Heat and mass transfer in Fischer–Tropsch catalytic granule with localized cobalt microparticles

Abstract The productivity of Fischer-Tropsch reactors is determined by the efficiency of heat and mass transfer processes inside the catalyst granules. To reduce the diffusion resistance the granules base is made from ceramic highly porous material. The porous structure of the granules causes a discrete arrangement of cobalt metallic microparticles whose size can reach tens of microns. Cobalt particles are the active centres on which the synthesis reactions are realized. The distance between these active centres significantly exceeds their characteristic size and the homogeneous model for heat and mass transfer is incorrect.
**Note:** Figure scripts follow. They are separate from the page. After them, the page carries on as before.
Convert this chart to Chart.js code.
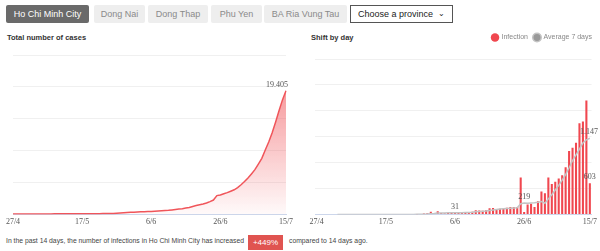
<!DOCTYPE html>
<html>
<head>
<meta charset="utf-8">
<script src="https://cdn.jsdelivr.net/npm/chart.js@4.4.0/dist/chart.umd.min.js"></script>
<style>
  body { margin: 0; width: 600px; height: 251px; background: #fff; position: relative; overflow: hidden;
         font-family: "Liberation Sans", Arial, sans-serif; }
  .tab { position: absolute; top: 5px; height: 18px; line-height: 18px; font-size: 9px; text-align: center;
         background: #eeeeee; color: #8a8a8a; border-radius: 2px; }
  .tab.on { background: #6a6a6a; color: #fff; }
  .select { position: absolute; left: 350px; top: 5px; height: 16px; border: 1px solid #555;
            font-size: 9px; line-height: 16px; color: #222; padding-left: 7px; width: 94px; }
  .select span { position: absolute; right: 7px; top: 0; font-size: 8px; }
  .title { position: absolute; top: 33px; font-size: 7.5px; font-weight: bold; color: #333; }
  .box { position: absolute; }
  .foot { position: absolute; top: 237px; font-size: 6.8px; color: #444; }
  .badge { position: absolute; left: 248px; top: 235px; width: 35px; height: 15px; line-height: 15px;
           background: #e05450; color: #fff; font-size: 8px; text-align: center; }
</style>
</head>
<body>
<div class="tab on" style="left:6px;width:83px">Ho Chi Minh City</div>
<div class="tab" style="left:94px;width:51px">Dong Nai</div>
<div class="tab" style="left:148px;width:60px">Dong Thap</div>
<div class="tab" style="left:211px;width:51px">Phu Yen</div>
<div class="tab" style="left:264px;width:83px">BA Ria Vung Tau</div>
<div class="select">Choose a province<span>&#8964;</span></div>

<div class="title" style="left:7px">Total number of cases</div>
<div class="title" style="left:311px">Shift by day</div>

<div class="box" style="left:0;top:45px;width:300px;height:185px"><canvas id="totalChart"></canvas></div>
<div class="box" style="left:300px;top:28px;width:300px;height:202px"><canvas id="dailyChart"></canvas></div>

<div class="foot" style="left:6px">In the past 14 days, the number of infections in Ho Chi Minh City has increased</div>
<div class="badge">+449%</div>
<div class="foot" style="left:289px">compared to 14 days ago.</div>

<script>
// dates 27/4 .. 15/7
const days = [
  '27/4','28/4','29/4','30/4',
  '1/5','2/5','3/5','4/5','5/5','6/5','7/5','8/5','9/5','10/5','11/5','12/5','13/5','14/5','15/5','16/5',
  '17/5','18/5','19/5','20/5','21/5','22/5','23/5','24/5','25/5','26/5','27/5','28/5','29/5','30/5','31/5',
  '1/6','2/6','3/6','4/6','5/6','6/6','7/6','8/6','9/6','10/6','11/6','12/6','13/6','14/6','15/6',
  '16/6','17/6','18/6','19/6','20/6','21/6','22/6','23/6','24/6','25/6','26/6','27/6','28/6','29/6','30/6',
  '1/7','2/7','3/7','4/7','5/7','6/7','7/7','8/7','9/7','10/7','11/7','12/7','13/7','14/7','15/7'
];
const tickLabels = ['27/4', '17/5', '6/6', '26/6', '15/7'];

const totalCases = [
  60, 62, 64, 66, 68, 70, 72, 74, 76, 78, 80, 82, 84, 86, 88, 90, 92, 95, 98, 101,
  104, 107, 110, 113, 116, 120, 125, 130, 140, 160, 190, 220, 250, 290, 320, 350, 380, 400, 420, 440,
  460, 490, 520, 560, 600, 640, 700, 760, 830, 900, 990, 1080, 1250, 1380, 1500, 1620, 1780, 2000, 2250, 2950,
  3050, 3230, 3420, 3640, 3860, 4200, 4650, 5150, 5700, 6350, 7020, 7900, 8800, 10100, 11350, 12800, 14500, 16300, 18000, 19405
];

const infection = [
  0, 0, 0, 0, 0, 0, 0, 0, 0, 0, 0, 0, 0, 0, 0, 0, 0, 0, 0, 0,
  0, 0, 0, 0, 0, 0, 0, 0, 0, 5, 10, 15, 20, 50, 20, 60, 25, 20, 30, 25,
  30, 35, 40, 45, 40, 50, 80, 75, 70, 80, 120, 125, 100, 107, 107, 126, 145, 145, 145, 711,
  44, 189, 208, 145, 252, 440, 409, 711, 585, 629, 692, 755, 912, 1226, 1289, 1384, 1761, 1793, 2201, 603
];

const average7 = [
  null, null, null, null, null, null, 0, 0, 0, 0, 0, 0, 0, 0, 0, 0, 0, 0, 0, 0,
  0, 0, 0, 0, 0, 0, 0, 0, 0, 1, 2, 4, 7, 14, 17, 26, 28, 28, 33, 33,
  31, 34, 33, 36, 38, 41, 50, 55, 60, 65, 75, 85, 95, 105, 110, 115, 120, 125, 130, 205,
  219, 215, 220, 225, 235, 250, 215, 300, 380, 470, 560, 660, 770, 900, 1040, 1150, 1260, 1380, 1440, 1470
];

// printed value labels: [dataset, index, text]
const totalNotes = [[0, 79, '19.405']];
const dailyNotes = [[1, 40, '31'], [1, 60, '219'], [1, 79, '1.147'], [0, 79, '603']];

const tickFont = { family: '"Liberation Serif", serif', size: 8 };

const notesPlugin = {
  id: 'notes',
  afterDatasetsDraw(chart, args, opts) {
    const ctx = chart.ctx;
    ctx.save();
    ctx.font = '8px "Liberation Serif", serif';
    ctx.fillStyle = '#555';
    ctx.textBaseline = 'bottom';
    ctx.textAlign = 'center';
    opts.list.forEach(([ds, i, text]) => {
      const el = chart.getDatasetMeta(ds).data[i];
      const w = ctx.measureText(text).width;
      let x = el.x;
      const maxRight = opts.right != null ? opts.right : chart.width - 2;
      if (x + w / 2 > maxRight) x = maxRight - w / 2;
      ctx.fillText(text, x, el.y - 2);
    });
    ctx.restore();
  }
};

// extra room under the legend, legend pushed to the right edge
const legendGap = {
  id: 'legendGap',
  beforeInit(chart) {
    const fit = chart.legend.fit;
    chart.legend.fit = function () {
      fit.bind(chart.legend)();
      this.height += 8;
    };
  },
  afterLayout(chart) {
    chart.legend.right = chart.width - 2;
  }
};

function xAxis() {
  return {
    offset: false,
    grid: { display: false, drawTicks: false },
    border: { color: '#ccd6eb' },
    ticks: {
      autoSkip: false, maxRotation: 0, padding: 3, font: tickFont, color: '#555',
      callback: (v, i) => tickLabels.includes(days[i]) ? days[i] : ''
    }
  };
}

new Chart(document.getElementById('totalChart'), {
  type: 'line',
  data: {
    labels: days,
    datasets: [{
      label: 'Total number of cases',
      data: totalCases,
      borderColor: '#f0555a',
      borderWidth: 1.5,
      pointRadius: 0,
      tension: 0,
      fill: 'origin',
      backgroundColor: (c) => {
        const area = c.chart.chartArea;
        if (!area) return 'rgba(240,85,90,0.3)';
        const g = c.chart.ctx.createLinearGradient(0, area.top, 0, area.bottom);
        g.addColorStop(0, 'rgba(240,85,90,0.75)');
        g.addColorStop(1, 'rgba(240,85,90,0.03)');
        return g;
      }
    }]
  },
  options: {
    animation: false,
    responsive: true,
    maintainAspectRatio: false,
    layout: { padding: { left: 13, right: 14, top: 10, bottom: 0 } },
    plugins: { legend: { display: false }, tooltip: { enabled: false }, notes: { list: totalNotes, right: 288 } },
    scales: {
      x: xAxis(),
      y: {
        min: 0, max: 25000,
        ticks: { stepSize: 5000, display: false },
        grid: { color: '#f0f0f0', drawTicks: false },
        border: { display: false }
      }
    }
  },
  plugins: [notesPlugin]
});

const dailyX = xAxis();
dailyX.offset = true;

new Chart(document.getElementById('dailyChart'), {
  type: 'bar',
  data: {
    labels: days,
    datasets: [
      {
        type: 'bar',
        label: 'Infection',
        data: infection,
        backgroundColor: '#f0474f',
        borderColor: '#f0474f',
        barPercentage: 0.6,
        categoryPercentage: 1,
        order: 2
      },
      {
        type: 'line',
        label: 'Average 7 days',
        data: average7,
        borderColor: '#c4c4c4',
        backgroundColor: '#999',
        borderWidth: 1.5,
        pointRadius: 0,
        tension: 0,
        order: 1
      }
    ]
  },
  options: {
    animation: false,
    responsive: true,
    maintainAspectRatio: false,
    layout: { padding: { left: 15, right: 8, top: 0, bottom: 0 } },
    plugins: {
      tooltip: { enabled: false },
      notes: { list: dailyNotes, right: 298 },
      legend: {
        align: 'end',
        labels: {
          usePointStyle: true, pointStyle: 'circle', boxWidth: 6, boxHeight: 6,
          padding: 6, color: '#888', font: { size: 7, family: '"Liberation Sans", Arial, sans-serif' },
          sort: (a, b) => a.datasetIndex - b.datasetIndex
        }
      }
    },
    scales: {
      x: dailyX,
      y: {
        min: 0, max: 3000,
        ticks: { stepSize: 500, display: false },
        grid: { color: '#f0f0f0', drawTicks: false },
        border: { display: false }
      }
    }
  },
  plugins: [notesPlugin, legendGap]
});
</script>
</body>
</html>
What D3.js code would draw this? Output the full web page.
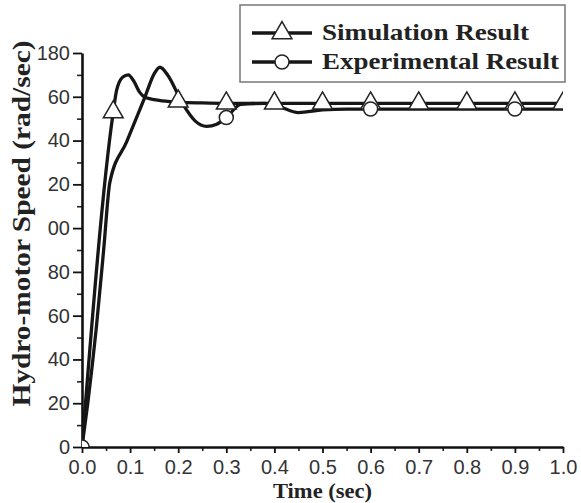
<!DOCTYPE html>
<html><head><meta charset="utf-8">
<script src="https://cdn.jsdelivr.net/npm/d3@7"></script>
<style>body{margin:0;background:#fff}svg{display:block}</style>
</head><body>
<script>
// ---- data ----
const simTime  = [0, 0.065, 0.072, 0.085, 0.096, 0.108, 0.12, 0.131, 0.16, 0.2, 0.25, 0.3, 1.0];
const simSpeed = [0, 153, 163, 169, 170, 167, 162, 159.8, 158.4, 157.6, 157.2, 157, 157];
const expTime  = [0, 0.012, 0.03, 0.045, 0.058, 0.093, 0.131, 0.15, 0.162, 0.178, 0.21, 0.235, 0.259, 0.28, 0.3, 0.33, 0.38, 0.41, 0.45, 0.5, 0.55, 1.0];
const expSpeed = [0, 20, 55, 90, 121, 139.5, 160, 170.5, 173.5, 170, 156.5, 149, 146.5, 147.5, 150.5, 156.5, 157, 155.5, 152.8, 154, 154.4, 154.4];
const simMarkerTime  = [0.065, 0.2, 0.3, 0.4, 0.5, 0.6, 0.7, 0.8, 0.9, 1.0];
const simMarkerSpeed = [153, 157.9, 157, 157, 157, 157, 157, 157, 157, 157];
const expMarkerTime  = [0, 0.3, 0.6, 0.9];
const expMarkerSpeed = [0, 150.5, 154.4, 154.4];
const xTicks = [0, 0.1, 0.2, 0.3, 0.4, 0.5, 0.6, 0.7, 0.8, 0.9, 1.0];
const xTickLabels = ["0.0","0.1","0.2","0.3","0.4","0.5","0.6","0.7","0.8","0.9","1.0"];
const yTicks = [0, 20, 40, 60, 80, 100, 120, 140, 160, 180];
const yTickLabels = ["0","20","40","60","80","00","20","40","60","180"];
const seriesNames = ["Simulation Result", "Experimental Result"];

const W = 581, H = 503;
const svg = d3.select("body").append("svg").attr("width", W).attr("height", H);
svg.append("rect").attr("width", W).attr("height", H).attr("fill", "#fff");

const x = d3.scaleLinear().domain([0, 1]).range([82, 563]);
const y = d3.scaleLinear().domain([0, 180]).range([447, 53]);

svg.append("clipPath").attr("id", "plot").append("rect")
  .attr("x", 82).attr("y", 40).attr("width", 481).attr("height", 407);

// minor ticks
const yMinor = d3.range(10, 180, 20);
const xMinor = d3.range(0.05, 1, 0.1);
svg.append("g").attr("transform", "translate(82,0)")
  .call(d3.axisLeft(y).tickValues(yMinor).tickSize(5).tickFormat(""))
  .call(g => g.select(".domain").remove())
  .call(g => g.selectAll("line").attr("stroke", "#222").attr("stroke-width", 1.6));
svg.append("g").attr("transform", "translate(0,447)")
  .call(d3.axisBottom(x).tickValues(xMinor).tickSize(4).tickFormat(""))
  .call(g => g.select(".domain").remove())
  .call(g => g.selectAll("line").attr("stroke", "#222").attr("stroke-width", 1.6));

// major axes
const yAxis = svg.append("g").attr("transform", "translate(82,0)")
  .call(d3.axisLeft(y).tickValues(yTicks).tickSize(9).tickSizeOuter(0).tickPadding(3)
    .tickFormat((d, i) => yTickLabels[i]));
const xAxis = svg.append("g").attr("transform", "translate(0,447)")
  .call(d3.axisBottom(x).tickValues(xTicks).tickSize(6).tickSizeOuter(0).tickPadding(7)
    .tickFormat((d, i) => xTickLabels[i]));
[yAxis, xAxis].forEach(g => {
  g.select(".domain").attr("stroke", "#111").attr("stroke-width", 2.6);
  g.selectAll(".tick line").attr("stroke", "#111").attr("stroke-width", 1.8);
  g.selectAll("text").attr("font-family", "Liberation Sans, Arial, sans-serif")
    .attr("font-size", 20).attr("fill", "#333");
});

// lines
const plot = svg.append("g").attr("clip-path", "url(#plot)");
const line = d3.line().x(d => x(d[0])).y(d => y(d[1])).curve(d3.curveMonotoneX);
const simData = simTime.map((t, i) => [t, simSpeed[i]]);
const expData = expTime.map((t, i) => [t, expSpeed[i]]);
plot.append("path").datum(simData).attr("d", line)
  .attr("fill", "none").attr("stroke", "#161616").attr("stroke-width", 3.3).attr("stroke-linejoin", "round");
plot.append("path").datum(expData).attr("d", line)
  .attr("fill", "none").attr("stroke", "#161616").attr("stroke-width", 3.3).attr("stroke-linejoin", "round");

const tri = d3.symbol().type(d3.symbolTriangle).size(170);
const markerStyle = s => s.attr("fill", "#fff").attr("stroke", "#222").attr("stroke-width", 1.5);

plot.selectAll(".simm").data(simMarkerTime.map((t, i) => [t, simMarkerSpeed[i]])).enter()
  .append("path").attr("d", tri)
  .attr("transform", d => `translate(${x(d[0])},${y(d[1])})`).call(markerStyle);
plot.selectAll(".expm").data(expMarkerTime.map((t, i) => [t, expMarkerSpeed[i]])).enter()
  .append("circle").attr("cx", d => x(d[0])).attr("cy", d => y(d[1])).attr("r", 7).call(markerStyle);

// axis titles
svg.append("text").attr("x", 322.5).attr("y", 498).attr("text-anchor", "middle")
  .attr("font-family", "Liberation Serif, Times New Roman, serif").attr("font-weight", "bold")
  .attr("font-size", 21).attr("fill", "#222")
  .attr("textLength", 99).attr("lengthAdjust", "spacingAndGlyphs").text("Time (sec)");
svg.append("text").attr("transform", "translate(30,223.5) rotate(-90)").attr("text-anchor", "middle")
  .attr("font-family", "Liberation Serif, Times New Roman, serif").attr("font-weight", "bold")
  .attr("font-size", 25).attr("fill", "#222")
  .attr("textLength", 366).attr("lengthAdjust", "spacingAndGlyphs")
  .text("Hydro-motor Speed (rad/sec)");

// legend
const lg = svg.append("g");
lg.append("rect").attr("x", 240).attr("y", 5).attr("width", 325).attr("height", 77)
  .attr("fill", "#fff").attr("stroke", "#777").attr("stroke-width", 1.5);
const rows = [33, 62];
const lens = [207, 237];
seriesNames.forEach((name, i) => {
  lg.append("line").attr("x1", 252).attr("x2", 312).attr("y1", rows[i]).attr("y2", rows[i])
    .attr("stroke", "#161616").attr("stroke-width", 3.3);
  if (i === 0) {
    lg.append("path").attr("d", tri).attr("transform", `translate(282,${rows[i]})`).call(markerStyle);
  } else {
    lg.append("circle").attr("cx", 282).attr("cy", rows[i]).attr("r", 7).call(markerStyle);
  }
  lg.append("text").attr("x", 322).attr("y", rows[i] + 7)
    .attr("font-family", "Liberation Serif, Times New Roman, serif").attr("font-weight", "bold")
    .attr("font-size", 24).attr("fill", "#222")
    .attr("textLength", lens[i]).attr("lengthAdjust", "spacingAndGlyphs").text(name);
});
</script>
</body></html>
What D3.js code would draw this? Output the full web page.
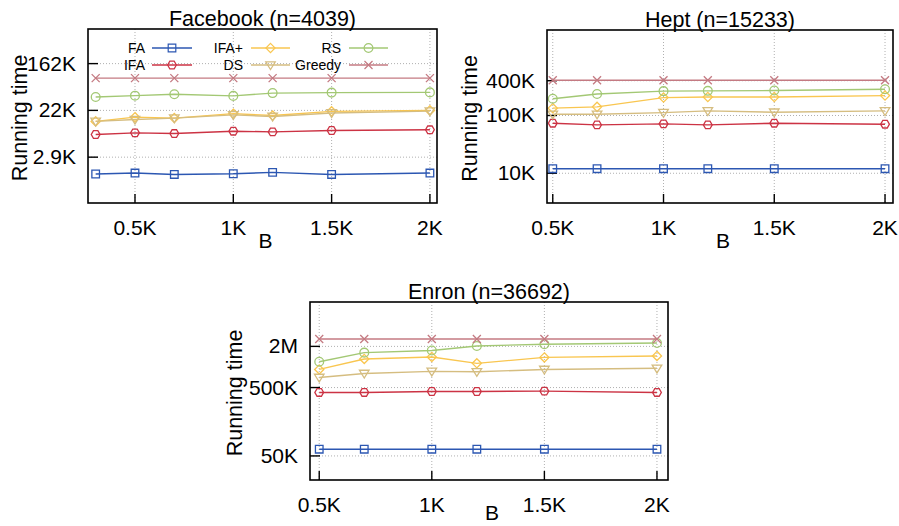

In our paper a mathematical model of heat and mass transfer processes in a porous spherical granule with localised active centres is proposed. The heat of the exothermic synthesis reaction is removed from the surface of the granule by heat transfer into the synthesis gas stream washing the granule. The components of the synthesis gas enter to the granule surface as a result of mass transfer. On the basis of the mean-field approach the values of the temperature and concentration of the synthesis gas components at the active centres inside the granule were determined. In the reactor tube, where the catalyst granules are placed, there is a critical temperature. The excess of the critical temperature leads to a thermal explosion, i.e. a substantial overheating of the active centres. In this case, the surface of the catalyst granule is superheated slightly. The principal difference between the homogeneous and heterogeneous models in catalytic reactions is discussed. We analysed influence of the temperature inside the reactor tube, size of the granule, and coefficient of thermal conductivity on the thermal stability of the granule.